People assume the lowest quote means the vendor is more efficient. What they don't see is which costs are being hidden or deferred. High quality glassine paper isn't a luxury—it's the difference between a roller that works and one that ends up in a guest complaint file.
Why Hotel and Pet Lint Rollers Demand Better Materials
I've handled rush orders for everything from convention banners to gift boxes. But hotel use sticky lint rollers are a special headache because the expectations are invisible. Guests don't think about the paper. They just expect the roller to pick up lint, not leave sticky residue. When it fails, the front desk gets the blame. And the procurement manager—who saved $0.02 per unit? Nobody remembers that.

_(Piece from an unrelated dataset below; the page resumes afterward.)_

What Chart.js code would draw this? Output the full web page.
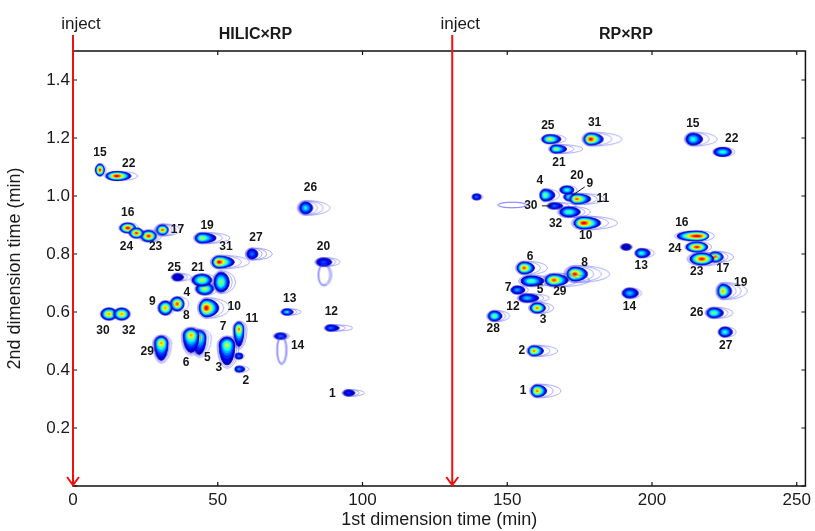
<!DOCTYPE html>
<html>
<head>
<meta charset="utf-8">
<script src="https://cdn.jsdelivr.net/npm/chart.js@4"></script>
<style>
  body { margin: 0; background: #fff; }
  #wrap { width: 815px; height: 531px; }
</style>
</head>
<body>
<div id="wrap"><canvas id="c" width="815" height="531"></canvas></div>
<script>
// HILIC x RP: peak number, 1st dim time (min), 2nd dim time (min), relative height
const hilicPeaks = ['1','2','3','4','5','6','7','8','9','10','11','12','13','14','15','16','17','19','20','21','22','23','24','25','26','27','29','30','31','32','','',''];
const hilicT1 = [95.1,57.3,57.3,45.5,43.6,40.8,53.2,36.0,31.9,46.0,57.3,88.9,73.8,71.7,9.3,18.9,30.9,44.6,86.5,44.5,15.1,26.1,21.9,36.0,80.3,61.8,30.5,12.4,50.4,16.8,51.1,86.5,72.0];
const hilicT2 = [0.321,0.403,0.448,0.680,0.513,0.520,0.486,0.628,0.614,0.614,0.541,0.545,0.600,0.517,1.090,0.890,0.883,0.855,0.772,0.710,1.069,0.862,0.872,0.720,0.959,0.800,0.493,0.593,0.772,0.593,0.703,0.728,0.469];
const hilicHeight = [0.2,0.35,0.3,0.65,0.7,0.8,0.65,0.9,0.8,1.0,0.85,0.3,0.45,0.3,0.95,1.0,0.9,0.65,0.25,0.65,1.0,0.95,0.95,0.15,0.45,0.3,0.8,0.8,1.0,0.8,0.6,0.08,0.07];

// RP x RP
const rpPeaks = ['1','2','3','4','5','6','7','8','9','10','11','12','13','14','15','16','17','19','20','21','22','23','24','25','26','27','28','29','30','31','32','','',''];
const rpT1 = [160.3,159.2,160.3,163.0,158.2,155.8,153.4,173.3,171.6,176.4,174.0,156.8,196.3,192.2,214.1,215.5,221.7,224.4,170.6,166.8,224.4,217.2,215.5,164.7,221.3,225.1,145.5,166.1,166.1,178.8,171.2,139.3,151.7,191.1];
const rpT2 = [0.328,0.466,0.614,1.003,0.707,0.752,0.676,0.731,0.997,0.907,0.990,0.648,0.803,0.665,1.196,0.862,0.790,0.672,1.021,1.162,1.152,0.783,0.824,1.196,0.597,0.531,0.586,0.710,0.966,1.196,0.945,0.997,0.969,0.824];
const rpHeight = [0.85,0.85,0.85,0.6,0.55,0.9,0.35,0.95,0.55,1.0,0.9,0.4,0.5,0.4,0.5,1.0,0.9,0.8,0.5,0.65,0.5,0.95,0.95,0.7,0.6,0.5,0.6,0.9,0.3,1.0,0.55,0.3,0.08,0.12];

const injectTimes = [0, 131];
const panelNames = ['HILIC×RP', 'RP×RP'];

// spot look: [half width px, half height px, right tailing, down tailing, contour rings, ring tailing]
const hilicShape = [[5,3,1.3,1,2,2],[4,3,1.5,1,1,1.5],[4,3,1,1,1,1.2],[9,6,1,1,1,1.3],[7,7,1,2.5,2,1.4],[8,7,1,2.5,2,1.2],[8,8,1,2.5,2,1.2],[7,7,1,1,1,1.5],[7,7,1,1,1,1.2],[7,9,1.8,1,2,1.5],[5,7,1,2.5,2,1.3],[5,3,1.8,1,2,2],[5,3,1.3,1,2,1.8],[6,3,1,1,2,1.2],[4.5,6,1,1,1,1.2],[8,5,1,1,1,1.2],[6,5,1,1,3,2.2],[7,5,2,1,2,1.6],[7,4,1.2,1,2,1.6],[10,6,1,1,1,1.3],[11,4.5,1.3,1,1,1.3],[8,5.5,1,1,2,1.3],[7,5,1,1,1,1],[5,3.5,1.3,1,2,1.8],[6,6,1.2,1,3,2.5],[5,5,1.2,1,3,2.5],[7,7,1,2.5,2,1.2],[8,6,1,1,1,1],[7,6,2.2,1,2,1.6],[8,6,1,1,1,1],[7,10,1.2,1,2,1.4],[4,9,1.3,1,3,1.2],[3.5,12,1,1,3,1.2]];
const rpShape = [[6,6,1.6,1,2,2],[6,5,1.6,1,2,2],[7,5,1.2,1,2,1.6],[5,6,2,1,1,1.3],[10,5,1.3,1,2,1.5],[7,6,1.5,1,2,1.8],[6,4,1.3,1,1,1.3],[8,7,1.6,1,3,2],[6,4,1.2,1,1,1.3],[10,6,1.7,1,2,1.6],[7,5,2,1,2,1.6],[8,4,1.5,1,2,1.5],[6,4.5,1.5,1,1,1.3],[7,5,1.3,1,1,1.2],[7,6,1.4,1,2,2],[20,5,0.6,1,1,1.3],[6,5,1.4,1,2,1.8],[5,7,1.8,1,3,2],[7,4,1,1,1,1.3],[6,4,1.8,1,2,2],[9,4.5,1,1,1,1.2],[12,6,1,1,2,1.5],[11,5,1,1,1,1.2],[8,4.5,1.4,1,1,1.3],[7,5,1.4,1,2,1.6],[6,5,1.3,1,1,1.3],[6,5,1.3,1,2,1.6],[9,6,1.6,1,2,2],[6,3,1.5,1,2,2],[7,6,1.8,1,2,2],[9,5,1.3,1,2,1.5],[4,3,1.2,1,1,1.2],[12,2.5,1,1,2,1],[5,3,1,1,2,1]];

// label offset from spot, px
const hilicLabelAt = [[-16,1],[7,12],[-20,12],[-18,4],[8,20],[-5,27],[-4,-18],[9,12],[-13,-6],[28,-1],[13,-10],[1,-16],[3,-13],[17,10],[0,-17],[0,-15],[15,0],[5,-12],[0,-15],[-4,-12],[12,-12],[7,11],[-10,14],[-3,-10],[5,-20],[4,-16],[-14,9],[-6,17],[7,-15],[7,17],null,null,null];
const rpLabelAt = [[-14,0],[-12,0],[6,12],[-5,-14],[9,9],[6,-11],[-9,-2],[10,-11],[20,-13],[2,13],[26,0],[-14,9],[0,13],[0,14],[0,-15],[-15,-13],[8,12],[18,-8],[10,-14],[3,14],[9,-13],[-5,13],[-22,2],[-2,-13],[-17,0],[1,14],[-1,13],[6,12],[-23,0],[4,-16],[-13,12],null,null,null];
const rpLeaders = {'9': [[15,-10],[2,-1]], '30': [[-12,0],[-1,0]]};

const FONT = 'Arial, "Liberation Sans", sans-serif';
Chart.defaults.font.family = FONT;
Chart.defaults.color = '#1a1a1a';

function jet(v) {
  const c = t => Math.round(255 * Math.max(0, Math.min(1, 1.5 - Math.abs(t))));
  return 'rgb(' + c(4 * v - 3) + ',' + c(4 * v - 2) + ',' + c(4 * v - 1) + ')';
}

function quadPath(g, cx, cy, rl, rr, rt, rb) {
  g.beginPath();
  g.ellipse(cx, cy, rr, rb, 0, 0, Math.PI / 2);
  g.ellipse(cx, cy, rl, rb, 0, Math.PI / 2, Math.PI);
  g.ellipse(cx, cy, rl, rt, 0, Math.PI, Math.PI * 1.5);
  g.ellipse(cx, cy, rr, rt, 0, Math.PI * 1.5, Math.PI * 2);
  g.closePath();
}

const fillLevels = [0.05,0.1,0.16,0.23,0.3,0.38,0.46,0.54,0.62,0.7,0.78,0.86,0.93];

function makeSpot(p, shape) {
  const [rx, ry, tr, td, rings, rt] = shape;
  const k = rings;
  const left = rx * (1 + 0.12 * k), right = rx * tr * (1 + 0.12 * k) * rt;
  const top = ry * (1 + 0.08 * k), bottom = ry * td * (1 + 0.08 * k);
  const hw = Math.ceil(Math.max(left, right, rx)) + 3;
  const hh = Math.ceil(Math.max(top, bottom, ry)) + 3;
  const cv = document.createElement('canvas');
  cv.width = hw * 2; cv.height = hh * 2;
  const g = cv.getContext('2d');
  // open contour lines
  g.strokeStyle = 'rgba(60,60,255,0.7)';
  g.lineWidth = 0.6;
  for (let j = rings; j >= 1; j--) {
    const s = 1 + 0.12 * j, s2 = 1 + 0.08 * j, e = 1 + (rt - 1) * j / rings;
    quadPath(g, hw, hh, rx * s, rx * tr * s * e, ry * s2, ry * td * s2);
    g.stroke();
  }
  if (p >= 0.1) {
    fillLevels.filter(v => v < p).forEach((v, j) => {
      const f = Math.pow((p - v) / (p - 0.05), 0.8);
      const trE = 1 + (tr - 1) * f, tdE = 1 + (td - 1) * f * f;
      quadPath(g, hw, hh, rx * f, rx * trE * f, ry * f, ry * tdE * f);
      g.fillStyle = jet(v);
      g.fill();
      if (j === 0) { g.strokeStyle = 'rgb(0,0,190)'; g.lineWidth = 0.8; g.stroke(); }
    });
  }
  return cv;
}

const hilicSprites = hilicHeight.map((p, i) => makeSpot(p, hilicShape[i]));
const rpSprites = rpHeight.map((p, i) => makeSpot(p, rpShape[i]));

const spotLabels = {
  id: 'spotLabels',
  afterDatasetsDraw(chart) {
    const ctx = chart.ctx;
    ctx.save();
    ctx.font = 'bold 12px ' + FONT;
    ctx.fillStyle = '#151515';
    ctx.strokeStyle = '#151515';
    ctx.lineWidth = 1;
    ctx.textAlign = 'center';
    ctx.textBaseline = 'middle';
    chart.data.datasets.forEach((ds, di) => {
      const pts = chart.getDatasetMeta(di).data;
      pts.forEach((pt, i) => {
        const name = ds.peaks[i];
        if (!name) return;
        const [dx, dy] = ds.labelAt[i];
        ctx.fillText(name, pt.x + dx, pt.y + dy);
        const ld = ds.leaders && ds.leaders[name];
        if (ld) {
          ctx.beginPath();
          ctx.moveTo(pt.x + ld[0][0], pt.y + ld[0][1]);
          ctx.lineTo(pt.x + ld[1][0], pt.y + ld[1][1]);
          ctx.stroke();
        }
      });
    });
    ctx.restore();
  }
};

const frame = {
  id: 'frame',
  afterDraw(chart) {
    const { ctx, chartArea: a, scales: { x, y } } = chart;
    ctx.save();
    ctx.strokeStyle = '#111';
    ctx.lineWidth = 1.5;
    ctx.strokeRect(a.left, a.top, a.right - a.left, a.bottom - a.top);
    ctx.lineWidth = 1.2;
    ctx.beginPath();
    x.ticks.forEach(t => {
      const px = x.getPixelForValue(t.value);
      ctx.moveTo(px, a.bottom); ctx.lineTo(px, a.bottom - 4);
      ctx.moveTo(px, a.top); ctx.lineTo(px, a.top + 4);
    });
    y.ticks.forEach(t => {
      const py = y.getPixelForValue(t.value);
      ctx.moveTo(a.left, py); ctx.lineTo(a.left + 4, py);
      ctx.moveTo(a.right, py); ctx.lineTo(a.right - 4, py);
    });
    ctx.stroke();

    // injection markers
    ctx.strokeStyle = '#f01010';
    ctx.fillStyle = '#1a1a1a';
    ctx.lineWidth = 2;
    ctx.font = '17px ' + FONT;
    ctx.textAlign = 'center';
    ctx.textBaseline = 'middle';
    injectTimes.forEach(t => {
      const px = x.getPixelForValue(t);
      ctx.beginPath();
      ctx.moveTo(px, 35); ctx.lineTo(px, a.bottom - 1);
      ctx.moveTo(px - 6, a.bottom - 9); ctx.lineTo(px, a.bottom - 1); ctx.lineTo(px + 6, a.bottom - 9);
      ctx.stroke();
      ctx.fillText('inject', px + 8, 24);
    });

    // panel titles
    ctx.font = 'bold 16px ' + FONT;
    const titleAt = [63, 191];
    panelNames.forEach((n, i) => ctx.fillText(n, x.getPixelForValue(titleAt[i]), 35));
    ctx.restore();
  }
};

const toPts = (xs, ys) => xs.map((v, i) => ({ x: v, y: ys[i] }));

new Chart(document.getElementById('c'), {
  type: 'scatter',
  data: {
    datasets: [
      { label: panelNames[0], data: toPts(hilicT1, hilicT2), peaks: hilicPeaks, labelAt: hilicLabelAt,
        pointStyle: c => hilicSprites[c.dataIndex], pointRadius: 3, pointBorderWidth: 0 },
      { label: panelNames[1], data: toPts(rpT1, rpT2), peaks: rpPeaks, labelAt: rpLabelAt, leaders: rpLeaders,
        pointStyle: c => rpSprites[c.dataIndex], pointRadius: 3, pointBorderWidth: 0 }
    ]
  },
  options: {
    responsive: false,
    animation: false,
    events: [],
    layout: { padding: { top: 51, right: 6, left: 0, bottom: 0 } },
    plugins: { legend: { display: false }, tooltip: { enabled: false } },
    scales: {
      x: {
        type: 'linear', min: 0, max: 253,
        afterFit: s => { s.height = 45; },
        grid: { display: false, drawTicks: false },
        border: { display: false },
        ticks: { stepSize: 50, includeBounds: false, padding: 4, maxRotation: 0, font: { size: 17 } },
        title: { display: true, text: '1st dimension time (min)', font: { size: 18 }, padding: { top: 0, bottom: 0 } }
      },
      y: {
        type: 'linear', min: 0, max: 1.5,
        afterFit: s => { s.width = 73; },
        grid: { display: false, drawTicks: false },
        border: { display: false },
        ticks: { stepSize: 0.2, includeBounds: false, padding: 3, font: { size: 17 },
          callback: v => (v === 0 ? '' : v.toFixed(1)) },
        title: { display: true, text: '2nd dimension time (min)', font: { size: 18 }, padding: { top: 4, bottom: 0 } }
      }
    }
  },
  plugins: [spotLabels, frame]
});
</script>
</body>
</html>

Same goes for pet lint roller suppliers. Pet hair is coarser, the adhesive needs to be stronger, and the liner has to peel off cleanly every time. A reusable sticky roller reusable design depends entirely on the paper's coating consistency. If the industrial paper manufacturer can't hold a ±2% coating weight, the roller either wastes adhesive or fails to pick up hair. In Q2 2024, a pet product client lost a $15,000 contract because their rollers left adhesive on a customer's sofa. The defect? A 3-cent roll of glassine paper from an unvetted supplier.
Prevention would have cost $200 for an extra quality check at the paper mill.
The Wrapping Paper Connection
You might think wrapping paper manufacturers are a different world. But the same principle applies: the substrate matters. In our facility, we source wrapping paper for custom gift boxes and retail displays. We once had a client insist on using a cheap kraft liner for a holiday promotion. The paper tore during automated wrapping, jamming the line. Downtime cost: $1,200 per hour. We had to rush-order premium stock from a reliable wrapping paper manufacturer—48-hour turnaround at $0.18 per sheet instead of $0.09. The original savings evaporated in 40 minutes of downtime.
It's tempting to think you can just compare unit prices. But identical specs from different vendors can result in wildly different outcomes. That's why our policy now requires a 48-hour buffer before any major run—and a mandatory pilot batch for any new material, whether it's glassine paper or wrapping paper.
The Counterargument: “But Sometimes You Have to Rush”
I hear it all the time: "Some emergencies are unavoidable—equipment breaks, demand spikes, whatever." Sure. But in my role coordinating packaging materials for 200+ rush jobs last year, I'd say 75% of those "emergencies" were predictable. They came from one source: switching suppliers without verifying their material quality. The other 25%? Those we handled with a pre-approved list of backup vendors who already met our quality criteria. We paid rush fees only on the premium, not on defects.
Here's what you need to know: a 12-point checklist I created after my third mistake has saved an estimated $8,000 in potential rework. Five minutes of verification beats five days of correction. Period.
Reaffirming the View: Pick Your Partners Wisely
Look, I'm not saying you should never use a new pet lint roller supplier or try a different industrial paper manufacturer. I'm saying you should test them before you need them. Run a small batch. Check the glassine paper's release. Measure the consistency of the wrapping paper's basis weight. Because when a client calls on Thursday at 3 p.m. needing 12,000 rollers by Monday, you don't want to find out that your "cost-saving" paper supplier is the reason you're losing sleep—and money.
Prevention isn't slower. It's the only real shortcut.
Prices as of March 2024; actual figures vary by vendor and order size. Always verify current rates and test materials before committing to large runs.